Jared Sparks - Biography

Biography

Born in Willington, Connecticut, Sparks studied in the common schools, worked for a time at the carpenter's trade, and then became a schoolteacher. In 1809-1811 he attended Phillips Exeter Academy where he met John G. Palfrey, a lifelong friend. He graduated from Harvard University (A.B., 1815 and A.M., 1818); in 1812 served as a tutor to the children of a family in Havre de Grace, Maryland, taught in a private school at Lancaster, Massachusetts, in 1815–1817; and studied theology and was college tutor in mathematics and natural philosophy at Harvard in 1817–1819. In 1817–1818 he was acting editor of the North American Review.

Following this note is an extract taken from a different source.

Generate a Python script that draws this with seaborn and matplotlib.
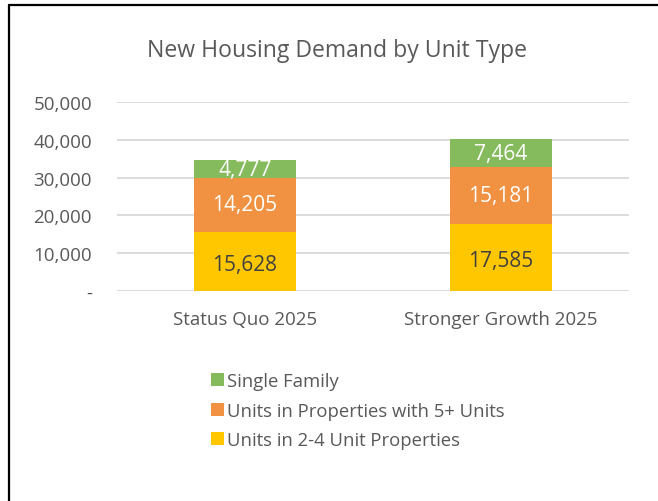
import matplotlib
matplotlib.use("Agg")
import matplotlib.pyplot as plt
from matplotlib.lines import Line2D
from matplotlib.patches import Patch
import seaborn as sns
import numpy as np
import pandas as pd

categories = ["Status Quo 2025", "Stronger Growth 2025"]
units_2_4 = [15628, 17585]
units_5plus = [14205, 15181]
single_family = [4777, 7464]
series_names = ["Single Family", "Units in Properties with 5+ Units", "Units in 2-4 Unit Properties"]
yticks = [0, 10000, 20000, 30000, 40000, 50000]
ytick_labels = ["-", "10,000", "20,000", "30,000", "40,000", "50,000"]

c_green = "#85BB5D"
c_orange = "#F19142"
c_yellow = "#FFC700"
text_gray = "#595959"

sns.set_theme(style="white")
plt.rcParams['font.family'] = ['Open Sans', 'DejaVu Sans']

fig = plt.figure(figsize=(6.58, 5.02), dpi=100)
ax = fig.add_axes([117/658, 1-291.5/502, (629-117)/658, (291.5-103.3)/502])

y1 = np.array(units_2_4)
y2 = y1 + np.array(units_5plus)
y3 = y2 + np.array(single_family)

df = pd.DataFrame({"cat": categories, "top": y3, "mid": y2, "bot": y1})
for col, color in [("top", c_green), ("mid", c_orange), ("bot", c_yellow)]:
    sns.barplot(data=df, x="cat", y=col, color=color, width=0.4, ax=ax,
                saturation=1, linewidth=0, zorder=3)

ax.set_xlim(-0.5, 1.5)
ax.set_ylim(0, 50000)
ax.set_yticks(yticks)
ax.set_yticklabels(ytick_labels)
ax.set_xlabel("")
ax.set_ylabel("")
for s in ax.spines.values():
    s.set_visible(False)
ax.grid(axis="y", color="#D9D9D9", linewidth=1.3, zorder=0)
ax.grid(axis="x", visible=False)
ax.tick_params(axis="y", length=0, pad=18, labelsize=13.5, labelcolor=text_gray)
ax.tick_params(axis="x", length=0, pad=14, labelsize=13.5, labelcolor=text_gray)

# data labels
for i in range(len(categories)):
    ax.text(i, y1[i]/2 - 800, f"{units_2_4[i]:,}", ha="center", va="center",
            fontsize=15, color="#404040", zorder=5)
    ax.text(i, (y1[i]+y2[i])/2, f"{units_5plus[i]:,}", ha="center", va="center",
            fontsize=15, color="white", zorder=5)
    ax.text(i, (y2[i]+y3[i])/2, f"{single_family[i]:,}", ha="center", va="center",
            fontsize=15, color="white", zorder=5)

fig.text(337/658, 1-51/502, "New Housing Demand by Unit Type", ha="center", va="center",
         fontsize=16.6, color=text_gray)

handles = [Patch(facecolor=c, edgecolor="none") for c in (c_green, c_orange, c_yellow)]
leg = fig.legend(handles, series_names, loc="upper left",
                 bbox_to_anchor=(204/658, 1-366/502), frameon=False,
                 fontsize=13.3, handlelength=0.7, handleheight=0.7,
                 handletextpad=0.12, labelspacing=0.62, borderaxespad=0)
for t in leg.get_texts():
    t.set_color(text_gray)

# cropped border (top and left)
fig.add_artist(Line2D([9/658, 9/658], [0, 1-6/502], transform=fig.transFigure,
                      color="black", linewidth=1.6))
fig.add_artist(Line2D([9/658, 1], [1-6/502, 1-6/502], transform=fig.transFigure,
                      color="black", linewidth=1.6))

fig.savefig("out.png", dpi=100)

He was pastor of the First Independent Church (Unitarian) of Baltimore, Maryland, from 1819 to 1823, Dr William Ellery Channing delivering at his ordination his famous discourse on Unitarian Christianity. During this period Sparks founded the Unitarian Miscellany and Christian Monitor (1821), a monthly, and edited its first three volumes; he was chaplain of the United States House of Representatives from 1821 to 1823; and he contributed to the National Intelligencer and other periodicals.

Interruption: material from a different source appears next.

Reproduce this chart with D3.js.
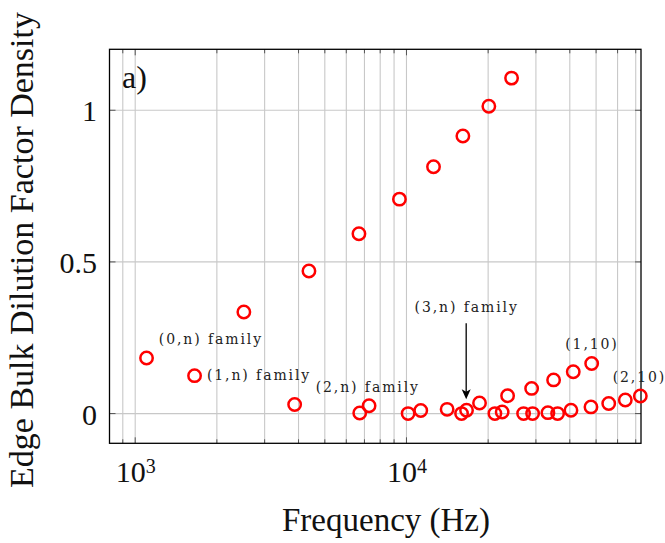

In 1823, his health failed and he withdrew from the ministry. Removing to Boston, he bought and edited in 1824-1830 the North American Review, contributing to it about fifty articles. He founded and edited, in 1830 the American Almanac and Repository of Useful Knowledge, which was continued by others and long remained a popular annual.

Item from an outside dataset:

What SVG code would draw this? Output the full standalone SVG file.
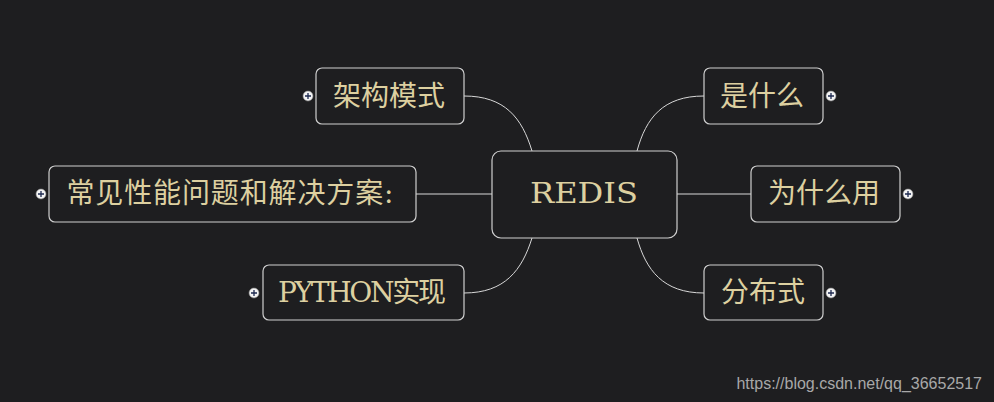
<svg xmlns="http://www.w3.org/2000/svg" width="994" height="402" viewBox="0 0 994 402">
<style>
.box{fill:#1e1e20;stroke:#cfcfcf;stroke-width:1.2}
.t{fill:#ddd0a0;font-family:"DejaVu Serif","Noto Sans CJK SC",serif;font-size:28px;text-anchor:middle;dominant-baseline:central}
.c{fill:none;stroke:#d8d8d8;stroke-width:1}
.dot{fill:#f4f4f4;stroke:#888;stroke-width:0.6}
.pl{stroke:#1e2a50;stroke-width:1.3}
</style>
<defs>
<g id="plus"><circle class="dot" r="5"/><path class="pl" d="M-3,0H3M0,-3V3"/></g>
</defs>
<rect width="994" height="402" fill="#1e1e20"/>
<g id="connectors">
<path class="c" d="M464,96 C505,96 522,118 532,151"/>
<path class="c" d="M416,194 H492"/>
<path class="c" d="M464,293 C505,293 522,270 532,238"/>
<path class="c" d="M704,96 C663,96 646,118 637,151"/>
<path class="c" d="M677,194 H751"/>
<path class="c" d="M704,293 C663,293 646,270 637,238"/>
</g>
<g id="redis">
<rect class="box" x="492" y="151" width="185" height="87" rx="9"/>
<text class="t" x="584" y="193" font-size="38" textLength="108" lengthAdjust="spacingAndGlyphs">REDIS</text>
</g>
<g id="jiagou">
<rect class="box" x="316" y="68" width="148" height="56" rx="6"/>
<text class="t" x="389" y="96" font-family="Noto Sans CJK SC,sans-serif">架构模式</text>
<use href="#plus" x="308" y="96"/>
</g>
<g id="changjian">
<rect class="box" x="49" y="166" width="367" height="56" rx="6"/>
<text class="t" x="230" y="193" font-family="Noto Sans CJK SC,sans-serif" textLength="327">常见性能问题和解决方案:</text>
<use href="#plus" x="41" y="194"/>
</g>
<g id="python">
<rect class="box" x="263" y="265" width="201" height="55" rx="6"/>
<text class="t" x="362" y="292" font-size="27" textLength="168">PYTHON实现</text>
<use href="#plus" x="254" y="293"/>
</g>
<g id="shishenme">
<rect class="box" x="704" y="68" width="119" height="56" rx="6"/>
<text class="t" x="762" y="96" font-family="Noto Sans CJK SC,sans-serif">是什么</text>
<use href="#plus" x="831" y="96"/>
</g>
<g id="weishenme">
<rect class="box" x="751" y="166" width="149" height="56" rx="6"/>
<text class="t" x="824" y="193" font-family="Noto Sans CJK SC,sans-serif">为什么用</text>
<use href="#plus" x="908" y="194"/>
</g>
<g id="fenbushi">
<rect class="box" x="704" y="265" width="119" height="55" rx="6"/>
<text class="t" x="763" y="292" font-family="Noto Sans CJK SC,sans-serif">分布式</text>
<use href="#plus" x="831" y="293"/>
</g>
<text x="982" y="389" fill="#a8a8a8" font-family="Liberation Sans,Arial,sans-serif" font-size="16" text-anchor="end">https://blog.csdn.net/qq_36652517</text>
</svg>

After extensive researches at home and (1828–1829) in London and Paris, he published the Life and Writings of George Washington (12 vols., 1834–1837; redated 1842), his most important work; and in 1839 he published separately the Life of George Washington (abridged, 2 vols., 1842). The work was for the most part favorably received, but Sparks was severely criticized by Lord Mahon (in the sixth volume of his History of England) and others for altering the text of some of Washington's writings. Sparks defended his methods in A Reply to the Strictures of Lord Mahon and Others (1852). The charges were not wholly justifiable, and later Lord Mahon (Stanhope) modified them. While continuing his studies abroad, in 1840–1841. In the history of the American War of Independence, Sparks discovered in the French archives the red-line map, which, in 1842, came into international prominence in connection with the dispute over the north-eastern boundary of the United States.